Though a formality, the Lebanon Board of Education made a policy change recently that could affect hundreds of teachers statewide working to make passing grades.

The policy, officially added to the city school board’s books March 11, is actually one schools across Tennessee have been under for more than a year. The policy, called Teacher Effect Data, deals with how teachers – not students – are graded.

The policy went into effect at the beginning of the last school year and sets a comprehensive standard by which teachers are expected to maintain.

The board added the following language to its policy March 11:

“The evaluation system measures both the quality of each teacher’s work in the classroom (qualitative) as well as what the students learn (quantitative) in order to present a comprehensive picture of the teacher’s effectiveness. Thirty-five percent of the rating is a measure of student growth over a year’s time, and 15 percent of the rating is student achievement relative to state standards.”

According to Lebanon Director of Schools Scott Benson, that 15 percent of the teachers’ overall score is based on how their students perform on the Tennessee Comprehensive Assessment Program exam to be given at the end of April.

“There is definitely more pressure on teachers today and more accountability,” Benson said. “So much is affected in that one snapshot in time on TCAP day. Some of this policy change comes into play based on that one test. It’s difficult.”

According to Benson, two subpar years in a teacher’s career could mean dismissal.

“The definition of teacher inefficiency was expanded by the state legislature last year,” Benson said. “The definition includes two inefficient years, and that could affect tenure status and job status.”

Before the new laws went into effect, teachers could score lower one year and remain consistent the next five to have that grade erased from their file. That’s not the case now.

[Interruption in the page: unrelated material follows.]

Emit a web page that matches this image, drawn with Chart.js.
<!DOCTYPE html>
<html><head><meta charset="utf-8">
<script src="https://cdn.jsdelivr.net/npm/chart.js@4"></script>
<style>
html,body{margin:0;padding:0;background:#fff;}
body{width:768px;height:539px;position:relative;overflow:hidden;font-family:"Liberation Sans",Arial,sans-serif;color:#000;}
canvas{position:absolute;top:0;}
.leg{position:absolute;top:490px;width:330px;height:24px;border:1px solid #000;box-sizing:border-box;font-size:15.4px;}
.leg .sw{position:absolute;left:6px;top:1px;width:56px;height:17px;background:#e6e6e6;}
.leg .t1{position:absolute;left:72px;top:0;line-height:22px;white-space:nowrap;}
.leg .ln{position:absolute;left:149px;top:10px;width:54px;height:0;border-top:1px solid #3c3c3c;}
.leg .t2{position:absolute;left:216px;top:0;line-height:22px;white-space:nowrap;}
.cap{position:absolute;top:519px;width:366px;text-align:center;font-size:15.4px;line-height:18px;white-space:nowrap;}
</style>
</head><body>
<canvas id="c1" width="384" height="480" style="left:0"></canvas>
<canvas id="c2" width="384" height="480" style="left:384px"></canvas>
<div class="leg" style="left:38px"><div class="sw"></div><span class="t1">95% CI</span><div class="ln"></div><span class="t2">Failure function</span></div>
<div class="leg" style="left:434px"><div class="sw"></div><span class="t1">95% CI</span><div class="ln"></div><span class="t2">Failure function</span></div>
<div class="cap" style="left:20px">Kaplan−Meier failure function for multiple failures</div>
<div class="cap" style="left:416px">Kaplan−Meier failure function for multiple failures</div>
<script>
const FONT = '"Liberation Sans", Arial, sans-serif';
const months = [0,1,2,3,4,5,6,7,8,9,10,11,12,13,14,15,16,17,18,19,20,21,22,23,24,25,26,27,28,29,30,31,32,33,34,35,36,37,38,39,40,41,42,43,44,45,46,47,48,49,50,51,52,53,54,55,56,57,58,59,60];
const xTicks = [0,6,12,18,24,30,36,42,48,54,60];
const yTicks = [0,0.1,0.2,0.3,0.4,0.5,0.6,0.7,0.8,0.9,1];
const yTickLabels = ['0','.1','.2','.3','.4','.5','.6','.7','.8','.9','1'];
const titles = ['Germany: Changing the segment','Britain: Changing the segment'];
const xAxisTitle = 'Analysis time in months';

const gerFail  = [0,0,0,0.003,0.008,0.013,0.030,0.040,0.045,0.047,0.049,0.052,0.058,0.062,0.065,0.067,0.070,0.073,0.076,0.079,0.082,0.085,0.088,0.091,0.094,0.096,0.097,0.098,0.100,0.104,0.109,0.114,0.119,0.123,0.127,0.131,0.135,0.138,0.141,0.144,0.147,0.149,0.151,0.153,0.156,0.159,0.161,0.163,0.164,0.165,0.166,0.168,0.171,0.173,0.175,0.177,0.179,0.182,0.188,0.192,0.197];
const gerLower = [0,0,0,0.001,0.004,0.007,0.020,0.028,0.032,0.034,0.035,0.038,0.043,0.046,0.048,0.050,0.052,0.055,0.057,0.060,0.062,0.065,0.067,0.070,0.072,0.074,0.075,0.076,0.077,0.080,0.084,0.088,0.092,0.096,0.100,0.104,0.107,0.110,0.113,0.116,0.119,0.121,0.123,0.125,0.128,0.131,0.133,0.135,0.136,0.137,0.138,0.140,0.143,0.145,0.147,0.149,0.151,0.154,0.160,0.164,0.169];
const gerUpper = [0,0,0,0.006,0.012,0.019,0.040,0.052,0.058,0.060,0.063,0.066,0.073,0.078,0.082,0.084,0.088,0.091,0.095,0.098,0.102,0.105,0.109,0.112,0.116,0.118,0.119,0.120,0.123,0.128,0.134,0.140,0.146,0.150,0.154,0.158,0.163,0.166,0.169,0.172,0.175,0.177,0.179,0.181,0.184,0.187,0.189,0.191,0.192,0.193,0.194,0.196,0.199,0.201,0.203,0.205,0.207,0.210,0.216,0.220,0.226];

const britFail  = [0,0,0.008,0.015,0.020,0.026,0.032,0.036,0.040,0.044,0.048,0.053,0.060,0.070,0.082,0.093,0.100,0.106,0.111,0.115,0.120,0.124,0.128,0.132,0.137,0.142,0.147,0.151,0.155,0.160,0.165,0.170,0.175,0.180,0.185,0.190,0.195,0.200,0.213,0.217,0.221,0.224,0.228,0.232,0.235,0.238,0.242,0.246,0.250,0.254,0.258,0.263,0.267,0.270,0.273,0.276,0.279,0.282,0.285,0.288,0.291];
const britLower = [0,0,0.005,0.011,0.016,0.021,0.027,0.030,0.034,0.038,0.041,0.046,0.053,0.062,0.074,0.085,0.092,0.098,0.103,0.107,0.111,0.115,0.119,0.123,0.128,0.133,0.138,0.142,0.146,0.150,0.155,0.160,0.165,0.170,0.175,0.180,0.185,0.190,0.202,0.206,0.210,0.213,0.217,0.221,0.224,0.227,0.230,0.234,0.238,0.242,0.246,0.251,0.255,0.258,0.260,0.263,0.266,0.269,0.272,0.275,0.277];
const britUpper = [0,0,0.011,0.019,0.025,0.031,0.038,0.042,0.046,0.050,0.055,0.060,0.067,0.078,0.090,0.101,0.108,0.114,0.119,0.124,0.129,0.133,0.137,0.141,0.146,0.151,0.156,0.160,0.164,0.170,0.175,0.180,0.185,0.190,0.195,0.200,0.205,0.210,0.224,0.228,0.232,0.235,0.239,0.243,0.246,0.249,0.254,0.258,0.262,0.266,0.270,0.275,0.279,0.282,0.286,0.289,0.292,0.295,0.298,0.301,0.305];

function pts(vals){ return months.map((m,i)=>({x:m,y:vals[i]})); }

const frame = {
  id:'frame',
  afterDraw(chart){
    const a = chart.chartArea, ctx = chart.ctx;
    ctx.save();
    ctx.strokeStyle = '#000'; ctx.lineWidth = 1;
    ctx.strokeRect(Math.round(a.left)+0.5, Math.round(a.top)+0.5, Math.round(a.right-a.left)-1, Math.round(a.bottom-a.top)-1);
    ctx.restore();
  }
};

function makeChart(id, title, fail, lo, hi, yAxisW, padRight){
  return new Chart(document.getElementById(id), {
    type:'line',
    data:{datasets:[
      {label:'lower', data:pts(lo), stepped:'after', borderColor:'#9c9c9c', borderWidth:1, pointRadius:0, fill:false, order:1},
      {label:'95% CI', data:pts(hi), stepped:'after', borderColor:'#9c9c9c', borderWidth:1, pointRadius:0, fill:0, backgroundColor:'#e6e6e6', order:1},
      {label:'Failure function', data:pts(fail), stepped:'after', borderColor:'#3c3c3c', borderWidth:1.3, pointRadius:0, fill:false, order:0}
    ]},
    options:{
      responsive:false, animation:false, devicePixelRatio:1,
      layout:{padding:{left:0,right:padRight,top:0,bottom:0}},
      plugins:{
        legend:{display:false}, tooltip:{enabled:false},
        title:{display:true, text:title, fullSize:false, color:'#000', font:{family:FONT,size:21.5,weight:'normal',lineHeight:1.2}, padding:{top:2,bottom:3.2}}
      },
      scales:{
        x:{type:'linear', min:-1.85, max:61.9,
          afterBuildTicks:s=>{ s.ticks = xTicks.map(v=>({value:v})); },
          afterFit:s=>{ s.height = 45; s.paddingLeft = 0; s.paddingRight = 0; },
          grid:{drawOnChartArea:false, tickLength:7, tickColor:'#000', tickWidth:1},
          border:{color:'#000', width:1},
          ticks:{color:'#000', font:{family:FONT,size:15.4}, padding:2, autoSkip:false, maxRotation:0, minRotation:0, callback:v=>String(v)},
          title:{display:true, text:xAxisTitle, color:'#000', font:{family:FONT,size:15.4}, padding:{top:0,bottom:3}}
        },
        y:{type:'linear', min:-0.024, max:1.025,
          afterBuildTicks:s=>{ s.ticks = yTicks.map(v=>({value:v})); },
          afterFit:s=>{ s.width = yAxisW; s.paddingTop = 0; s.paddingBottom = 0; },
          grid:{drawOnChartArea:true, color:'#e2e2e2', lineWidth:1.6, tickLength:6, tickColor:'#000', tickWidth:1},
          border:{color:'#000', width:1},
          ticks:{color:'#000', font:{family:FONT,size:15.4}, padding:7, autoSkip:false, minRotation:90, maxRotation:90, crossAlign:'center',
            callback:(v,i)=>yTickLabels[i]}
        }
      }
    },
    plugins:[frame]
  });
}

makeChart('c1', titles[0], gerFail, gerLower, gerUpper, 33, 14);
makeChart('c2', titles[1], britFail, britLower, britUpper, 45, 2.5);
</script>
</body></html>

The board removed the following wording from its policy:

“Teachers may opt to utilize their 1-5 score for another 15 percent of the formal evaluation process with the principal’s agreement.

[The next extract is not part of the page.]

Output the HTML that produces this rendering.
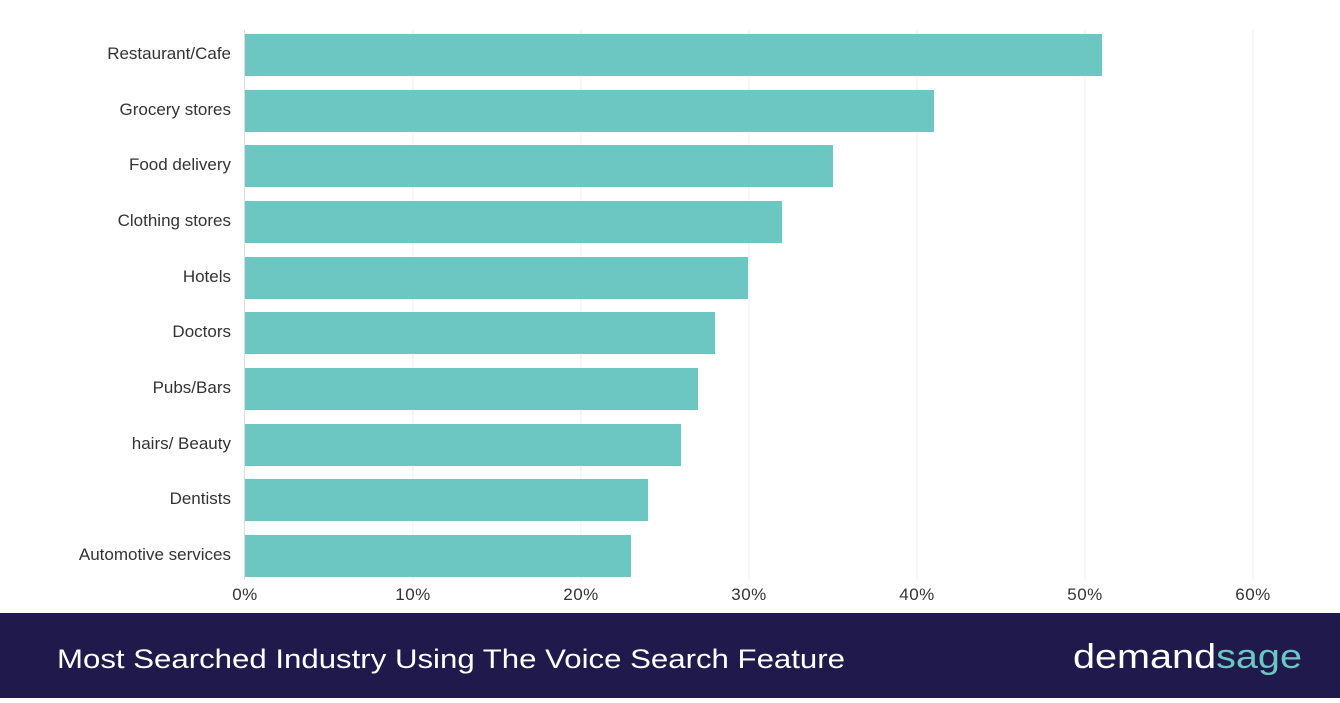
<!DOCTYPE html>
<html><head><style>
body{margin:0;width:1340px;height:698px;background:#fff;overflow:hidden;font-family:"Liberation Sans",sans-serif}
</style></head><body>
<svg width="1340" height="698" xmlns="http://www.w3.org/2000/svg" font-family="Liberation Sans, sans-serif">
<g stroke="#ececec" stroke-width="1">
<line x1="413" y1="30" x2="413" y2="580"/><line x1="581" y1="30" x2="581" y2="580"/>
<line x1="749" y1="30" x2="749" y2="580"/><line x1="917" y1="30" x2="917" y2="580"/>
<line x1="1085" y1="30" x2="1085" y2="580"/><line x1="1253" y1="30" x2="1253" y2="580"/>
</g>
<line x1="244.5" y1="30" x2="244.5" y2="580" stroke="#ddd"/>
<g fill="#6cc6c2">
<rect x="245" y="34" width="857" height="42"/>
<rect x="245" y="90" width="689" height="42"/>
<rect x="245" y="145" width="588" height="42"/>
<rect x="245" y="201" width="537" height="42"/>
<rect x="245" y="257" width="503" height="42"/>
<rect x="245" y="312" width="470" height="42"/>
<rect x="245" y="368" width="453" height="42"/>
<rect x="245" y="424" width="436" height="42"/>
<rect x="245" y="479" width="403" height="42"/>
<rect x="245" y="535" width="386" height="42"/>
</g>
<g font-size="17" fill="#333" text-anchor="end">
<text x="231" y="59">Restaurant/Cafe</text>
<text x="231" y="115">Grocery stores</text>
<text x="231" y="170">Food delivery</text>
<text x="231" y="226">Clothing stores</text>
<text x="231" y="282">Hotels</text>
<text x="231" y="337">Doctors</text>
<text x="231" y="393">Pubs/Bars</text>
<text x="231" y="449">hairs/ Beauty</text>
<text x="231" y="504">Dentists</text>
<text x="231" y="560">Automotive services</text>
</g>
<g font-size="17" fill="#333" text-anchor="middle" letter-spacing="0.5">
<text x="245" y="600">0%</text><text x="413" y="600">10%</text><text x="581" y="600">20%</text>
<text x="749" y="600">30%</text><text x="917" y="600">40%</text><text x="1085" y="600">50%</text>
<text x="1253" y="600">60%</text>
</g>
<rect x="0" y="613" width="1340" height="85" fill="#1f1a4b"/>
<text x="57" y="668" font-size="27" fill="#fff" textLength="788" lengthAdjust="spacingAndGlyphs">Most Searched Industry Using The Voice Search Feature</text>
<text x="1073" y="668" font-size="34" fill="#fff" textLength="229" lengthAdjust="spacingAndGlyphs">demand<tspan fill="#6cc6c2">sage</tspan></text>
</svg>
</body></html>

“If a teacher has multiple year’s data, the three- or two-year average shall be used to calculate the 1-5 TVAAS Composite. If only one year’s data is available, it shall be used to calculate the 1-5 composite. Teacher effect data shall not be retained for use in evaluations for more than the most recent five years.”

According to the Tennessee Board of Education, Tennessee Value-Added Assessment System is a statistical analysis of achievement data that reveals academic growth over time for students and groups of students, such as those in a grade level or in a school. TVAAS is a tool that gives feedback to school leaders and teachers on student progress and assesses the influence of schooling on that progress. It allows districts to follow student achievement over time and provides schools with a longitudinal view of student performance. TVAAS provides valuable information for teams of teachers to inform instructional decisions. TVAAS is not an additional student test, but a tool to help districts make data-driven decisions.

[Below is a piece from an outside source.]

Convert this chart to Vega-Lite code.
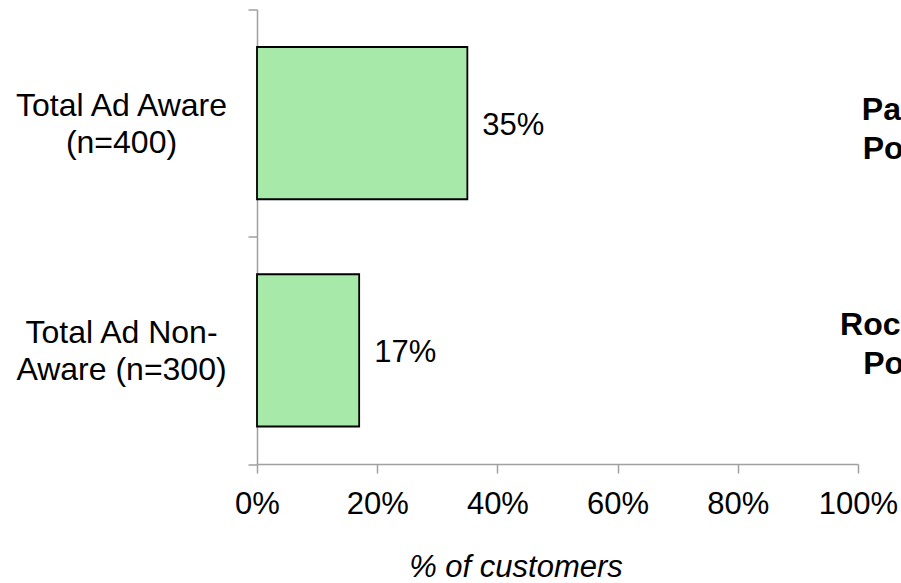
{
  "$schema": "https://vega.github.io/schema/vega-lite/v6.json",
  "width": 601,
  "height": 454.5,
  "autosize": {"type": "none"},
  "padding": {"left": 257, "top": 9.5, "right": 43, "bottom": 119},
  "background": "white",
  "config": {"font": "Liberation Sans", "view": {"stroke": null}},
  "data": {
    "values": [
      {"group": "Total Ad Aware|(n=400)", "share": 0.35},
      {"group": "Total Ad Non-|Aware (n=300)", "share": 0.17}
    ]
  },
  "encoding": {
    "y": {
      "field": "group",
      "type": "nominal",
      "sort": null,
      "scale": {"paddingInner": 0, "paddingOuter": 0},
      "axis": {
        "title": null,
        "labelExpr": "split(datum.label, '|')",
        "labelFontSize": 32,
        "labelLineHeight": 37,
        "labelAlign": "center",
        "labelBaseline": "middle",
        "labelPadding": 127,
        "labelOffset": -18,
        "labelLimit": 0,
        "labelColor": "#000000",
        "tickBand": "extent",
        "tickSize": 9,
        "tickColor": "#a0a0a0",
        "tickWidth": 1.5,
        "domainColor": "#a0a0a0",
        "domainWidth": 1.5,
        "grid": false
      }
    }
  },
  "layer": [
    {
      "mark": {"type": "bar", "height": {"band": 0.67}, "fill": "#a6e9a9", "stroke": "#000000", "strokeWidth": 1.8},
      "encoding": {
        "x": {
          "field": "share",
          "type": "quantitative",
          "scale": {"domain": [0, 1]},
          "axis": {
            "values": [0, 0.2, 0.4, 0.6, 0.8, 1],
            "format": ".0%",
            "grid": false,
            "domainColor": "#a0a0a0",
            "domainWidth": 1.5,
            "tickColor": "#a0a0a0",
            "tickWidth": 1.5,
            "tickSize": 9,
            "labelFontSize": 31,
            "labelColor": "#000000",
            "labelPadding": 16,
            "labelFlush": false,
            "labelOverlap": false,
            "title": "% of customers",
            "titleFontSize": 31,
            "titleFontStyle": "italic",
            "titleFontWeight": "normal",
            "titleColor": "#000000",
            "titleAlign": "center",
            "titleBaseline": "alphabetic",
            "titleX": 258.5,
            "titleY": 112
          }
        }
      }
    },
    {
      "mark": {"type": "text", "align": "left", "baseline": "middle", "dx": 15, "dy": 3, "fontSize": 31, "color": "#000000"},
      "encoding": {
        "x": {"field": "share", "type": "quantitative", "scale": {"domain": [0, 1]}},
        "text": {"field": "share", "type": "quantitative", "format": ".0%"}
      }
    },
    {
      "data": {"values": [{"group": "Total Ad Aware|(n=400)", "note": ["Party", "Pops"]}]},
      "mark": {"type": "text", "align": "center", "baseline": "middle", "dy": -13, "fontSize": 32, "fontWeight": "bold", "lineHeight": 39, "color": "#000000"},
      "encoding": {
        "x": {"datum": 1.073, "type": "quantitative", "scale": {"domain": [0, 1]}},
        "text": {"field": "note"}
      }
    },
    {
      "data": {"values": [{"group": "Total Ad Non-|Aware (n=300)", "note": ["Rocket", "Pop"]}]},
      "mark": {"type": "text", "align": "center", "baseline": "middle", "dy": -25, "fontSize": 32, "fontWeight": "bold", "lineHeight": 39, "color": "#000000"},
      "encoding": {
        "x": {"datum": 1.059, "type": "quantitative", "scale": {"domain": [0, 1]}},
        "text": {"field": "note"}
      }
    }
  ]
}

Benson said more pressure is placed on Tennessee teachers than possibly ever before.

“Not just here, but across the state, you will have teachers who will have two years of ineffective scores [at the end of the school year],” Benson said. “It’s not an automatic, and it’s not left for chance, either. If you have ineffective scores as a teacher or a principal, you’re going to do everything you can to bring that up. Teachers and principals are going to seek as much help as they can to bring those scores up. It all comes down to the ultimate outcome, which is student learning.

And low-performance grades among teachers are something they now carry with them for life, which would make it much more difficult to be hired at another Tennessee school.

“If you’re a principal, that’s one of the things you are looking at,” Benson said. These scores are very important.”

Benson said the policy change was necessary but a mere formality since schools were operating under the new system since the beginning of school last year.

“I don’t think it had been updated since the new teacher evaluations were put in place,” he said. “We were getting them in line with those new evaluations that were passed about a year ago. We were updating the board policy to be in compliance with what the state is doing, and what we are doing.”

That same law also requires the TCAP to count as 20 percent of students’ spring semester grade. The purpose was to have students take the test more seriously than in the past since the TCAP is used to measure not only student, but also teacher, principal, school, district and state performance.